# START OF Given information

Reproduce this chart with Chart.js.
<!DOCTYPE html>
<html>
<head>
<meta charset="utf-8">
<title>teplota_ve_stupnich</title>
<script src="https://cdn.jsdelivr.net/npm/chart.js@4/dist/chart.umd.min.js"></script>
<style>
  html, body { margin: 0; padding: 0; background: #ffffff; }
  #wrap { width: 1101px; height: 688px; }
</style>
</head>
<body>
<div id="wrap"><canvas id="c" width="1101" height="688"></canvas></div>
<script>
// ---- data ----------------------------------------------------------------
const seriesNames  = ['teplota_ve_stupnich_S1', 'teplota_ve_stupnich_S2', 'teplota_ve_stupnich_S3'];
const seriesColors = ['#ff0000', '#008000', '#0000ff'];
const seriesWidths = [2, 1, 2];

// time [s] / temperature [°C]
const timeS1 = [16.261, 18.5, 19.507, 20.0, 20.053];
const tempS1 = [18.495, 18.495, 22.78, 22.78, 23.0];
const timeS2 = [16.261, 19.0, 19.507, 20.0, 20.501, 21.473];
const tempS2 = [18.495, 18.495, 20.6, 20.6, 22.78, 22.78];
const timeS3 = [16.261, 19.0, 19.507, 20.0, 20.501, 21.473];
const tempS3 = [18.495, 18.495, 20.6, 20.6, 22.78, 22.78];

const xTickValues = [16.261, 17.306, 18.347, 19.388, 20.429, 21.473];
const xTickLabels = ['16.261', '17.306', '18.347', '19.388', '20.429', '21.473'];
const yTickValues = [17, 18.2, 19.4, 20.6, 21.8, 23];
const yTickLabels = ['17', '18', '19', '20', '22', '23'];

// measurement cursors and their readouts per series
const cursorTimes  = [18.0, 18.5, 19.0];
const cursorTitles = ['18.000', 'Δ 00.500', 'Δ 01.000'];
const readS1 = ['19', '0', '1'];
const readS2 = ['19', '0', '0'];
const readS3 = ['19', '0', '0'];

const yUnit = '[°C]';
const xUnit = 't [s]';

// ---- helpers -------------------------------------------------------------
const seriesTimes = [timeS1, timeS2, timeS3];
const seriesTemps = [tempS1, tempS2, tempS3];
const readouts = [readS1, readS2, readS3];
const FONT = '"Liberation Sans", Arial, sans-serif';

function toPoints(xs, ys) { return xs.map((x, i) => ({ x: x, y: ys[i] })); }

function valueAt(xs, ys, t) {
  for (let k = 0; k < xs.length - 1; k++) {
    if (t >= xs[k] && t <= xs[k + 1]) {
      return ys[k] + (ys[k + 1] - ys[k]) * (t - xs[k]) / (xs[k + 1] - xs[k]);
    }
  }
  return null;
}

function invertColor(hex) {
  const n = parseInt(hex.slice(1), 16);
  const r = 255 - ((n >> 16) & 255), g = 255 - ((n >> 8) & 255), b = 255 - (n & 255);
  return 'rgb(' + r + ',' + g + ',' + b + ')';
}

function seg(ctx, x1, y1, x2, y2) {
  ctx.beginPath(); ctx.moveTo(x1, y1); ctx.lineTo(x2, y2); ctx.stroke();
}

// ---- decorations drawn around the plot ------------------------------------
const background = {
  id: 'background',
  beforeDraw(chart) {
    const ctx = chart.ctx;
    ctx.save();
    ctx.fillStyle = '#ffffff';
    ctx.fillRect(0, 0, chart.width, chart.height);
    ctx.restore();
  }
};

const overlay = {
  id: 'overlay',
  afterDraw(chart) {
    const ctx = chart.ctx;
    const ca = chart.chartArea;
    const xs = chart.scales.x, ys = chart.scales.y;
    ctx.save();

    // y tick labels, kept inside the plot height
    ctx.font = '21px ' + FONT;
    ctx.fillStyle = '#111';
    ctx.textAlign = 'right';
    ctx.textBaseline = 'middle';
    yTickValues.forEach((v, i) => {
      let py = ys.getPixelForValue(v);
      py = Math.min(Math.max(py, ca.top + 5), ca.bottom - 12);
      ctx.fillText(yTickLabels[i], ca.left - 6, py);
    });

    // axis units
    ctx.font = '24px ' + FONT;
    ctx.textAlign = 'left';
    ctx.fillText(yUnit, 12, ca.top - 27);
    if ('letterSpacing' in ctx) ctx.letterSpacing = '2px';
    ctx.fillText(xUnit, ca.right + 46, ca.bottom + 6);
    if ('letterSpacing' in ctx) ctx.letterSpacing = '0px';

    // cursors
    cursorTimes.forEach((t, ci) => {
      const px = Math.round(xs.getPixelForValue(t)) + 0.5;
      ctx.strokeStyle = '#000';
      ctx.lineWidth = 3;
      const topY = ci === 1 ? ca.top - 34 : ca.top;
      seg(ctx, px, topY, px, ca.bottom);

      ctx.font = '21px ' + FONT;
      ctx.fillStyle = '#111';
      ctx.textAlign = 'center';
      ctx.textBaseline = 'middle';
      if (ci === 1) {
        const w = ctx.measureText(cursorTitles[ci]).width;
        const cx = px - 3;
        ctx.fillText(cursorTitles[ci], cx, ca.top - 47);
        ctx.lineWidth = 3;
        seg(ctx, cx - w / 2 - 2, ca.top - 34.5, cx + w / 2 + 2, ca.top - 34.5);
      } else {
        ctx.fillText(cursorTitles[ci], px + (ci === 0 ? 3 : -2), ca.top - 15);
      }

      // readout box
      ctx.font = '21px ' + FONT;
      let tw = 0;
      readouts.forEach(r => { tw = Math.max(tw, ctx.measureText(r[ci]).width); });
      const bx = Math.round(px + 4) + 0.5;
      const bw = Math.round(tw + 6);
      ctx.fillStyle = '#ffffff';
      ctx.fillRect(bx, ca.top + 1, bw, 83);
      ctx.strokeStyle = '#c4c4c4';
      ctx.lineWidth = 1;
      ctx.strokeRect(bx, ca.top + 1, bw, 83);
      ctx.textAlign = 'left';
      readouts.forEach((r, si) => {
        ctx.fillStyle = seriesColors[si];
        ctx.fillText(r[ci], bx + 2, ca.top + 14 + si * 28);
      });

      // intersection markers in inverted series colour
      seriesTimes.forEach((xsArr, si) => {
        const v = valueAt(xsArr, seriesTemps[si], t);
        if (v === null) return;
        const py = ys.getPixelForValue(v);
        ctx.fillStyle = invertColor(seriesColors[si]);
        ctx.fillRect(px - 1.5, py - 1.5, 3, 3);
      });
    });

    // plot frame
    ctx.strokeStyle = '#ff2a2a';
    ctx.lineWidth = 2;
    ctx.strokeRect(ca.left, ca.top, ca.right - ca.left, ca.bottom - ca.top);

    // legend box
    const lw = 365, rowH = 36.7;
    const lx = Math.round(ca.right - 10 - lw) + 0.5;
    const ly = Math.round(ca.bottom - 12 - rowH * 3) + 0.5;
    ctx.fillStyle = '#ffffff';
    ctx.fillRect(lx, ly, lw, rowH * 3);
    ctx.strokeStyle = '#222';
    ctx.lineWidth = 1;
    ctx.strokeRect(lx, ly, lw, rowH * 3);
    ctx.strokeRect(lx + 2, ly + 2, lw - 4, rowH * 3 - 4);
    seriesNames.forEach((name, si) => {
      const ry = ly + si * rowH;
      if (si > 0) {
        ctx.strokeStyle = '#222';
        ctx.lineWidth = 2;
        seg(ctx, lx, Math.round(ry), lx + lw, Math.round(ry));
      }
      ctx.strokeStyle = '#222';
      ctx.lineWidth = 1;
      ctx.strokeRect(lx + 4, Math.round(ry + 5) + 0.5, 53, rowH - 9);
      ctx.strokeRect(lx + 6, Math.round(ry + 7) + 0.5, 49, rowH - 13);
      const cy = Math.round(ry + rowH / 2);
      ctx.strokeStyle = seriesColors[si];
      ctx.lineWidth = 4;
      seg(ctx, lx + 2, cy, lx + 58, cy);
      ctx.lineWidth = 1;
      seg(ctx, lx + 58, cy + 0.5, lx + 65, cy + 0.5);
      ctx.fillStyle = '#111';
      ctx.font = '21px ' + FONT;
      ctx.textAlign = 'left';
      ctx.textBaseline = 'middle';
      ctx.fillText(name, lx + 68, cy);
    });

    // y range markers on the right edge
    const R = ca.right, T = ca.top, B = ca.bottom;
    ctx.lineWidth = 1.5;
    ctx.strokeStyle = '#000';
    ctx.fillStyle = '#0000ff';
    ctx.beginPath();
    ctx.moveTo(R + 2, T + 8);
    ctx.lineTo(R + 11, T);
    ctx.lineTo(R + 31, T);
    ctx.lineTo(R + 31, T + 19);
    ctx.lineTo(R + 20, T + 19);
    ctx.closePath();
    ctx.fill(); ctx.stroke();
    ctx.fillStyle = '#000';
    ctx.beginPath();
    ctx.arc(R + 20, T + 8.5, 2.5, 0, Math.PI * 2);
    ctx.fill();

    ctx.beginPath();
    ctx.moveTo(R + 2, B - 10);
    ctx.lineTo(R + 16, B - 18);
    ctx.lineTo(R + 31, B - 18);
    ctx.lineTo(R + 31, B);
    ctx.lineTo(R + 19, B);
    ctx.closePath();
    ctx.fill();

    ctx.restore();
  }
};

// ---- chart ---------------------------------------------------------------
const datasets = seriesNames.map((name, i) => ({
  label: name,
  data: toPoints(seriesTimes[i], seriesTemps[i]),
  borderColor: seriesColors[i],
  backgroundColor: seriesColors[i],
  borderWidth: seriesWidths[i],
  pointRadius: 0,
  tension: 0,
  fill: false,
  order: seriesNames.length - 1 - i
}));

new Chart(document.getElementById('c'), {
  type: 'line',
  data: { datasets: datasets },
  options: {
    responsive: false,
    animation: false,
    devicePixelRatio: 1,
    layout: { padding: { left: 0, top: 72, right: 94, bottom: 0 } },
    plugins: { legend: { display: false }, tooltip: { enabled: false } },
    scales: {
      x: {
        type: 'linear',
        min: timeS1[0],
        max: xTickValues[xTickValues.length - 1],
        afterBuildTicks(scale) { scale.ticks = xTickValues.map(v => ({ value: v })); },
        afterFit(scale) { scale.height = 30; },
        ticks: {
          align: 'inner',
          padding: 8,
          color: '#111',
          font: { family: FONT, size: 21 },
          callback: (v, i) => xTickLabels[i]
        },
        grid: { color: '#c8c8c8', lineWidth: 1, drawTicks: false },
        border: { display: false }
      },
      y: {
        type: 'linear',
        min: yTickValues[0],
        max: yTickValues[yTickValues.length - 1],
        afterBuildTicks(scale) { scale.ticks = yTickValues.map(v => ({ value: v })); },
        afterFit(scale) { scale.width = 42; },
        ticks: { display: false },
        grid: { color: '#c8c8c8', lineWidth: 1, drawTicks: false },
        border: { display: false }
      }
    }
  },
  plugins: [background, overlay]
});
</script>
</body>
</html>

# END OF Given information

#### Problem description
Set down verbatim only the lines between the start of the data above and the line with "const seriesWidths = [2, 1, 2];", both boundaries included.

#### Expected answer
Reproduce this chart with Chart.js.
<!DOCTYPE html>
<html>
<head>
<meta charset="utf-8">
<title>teplota_ve_stupnich</title>
<script src="https://cdn.jsdelivr.net/npm/chart.js@4/dist/chart.umd.min.js"></script>
<style>
  html, body { margin: 0; padding: 0; background: #ffffff; }
  #wrap { width: 1101px; height: 688px; }
</style>
</head>
<body>
<div id="wrap"><canvas id="c" width="1101" height="688"></canvas></div>
<script>
// ---- data ----------------------------------------------------------------
const seriesNames  = ['teplota_ve_stupnich_S1', 'teplota_ve_stupnich_S2', 'teplota_ve_stupnich_S3'];
const seriesColors = ['#ff0000', '#008000', '#0000ff'];
const seriesWidths = [2, 1, 2];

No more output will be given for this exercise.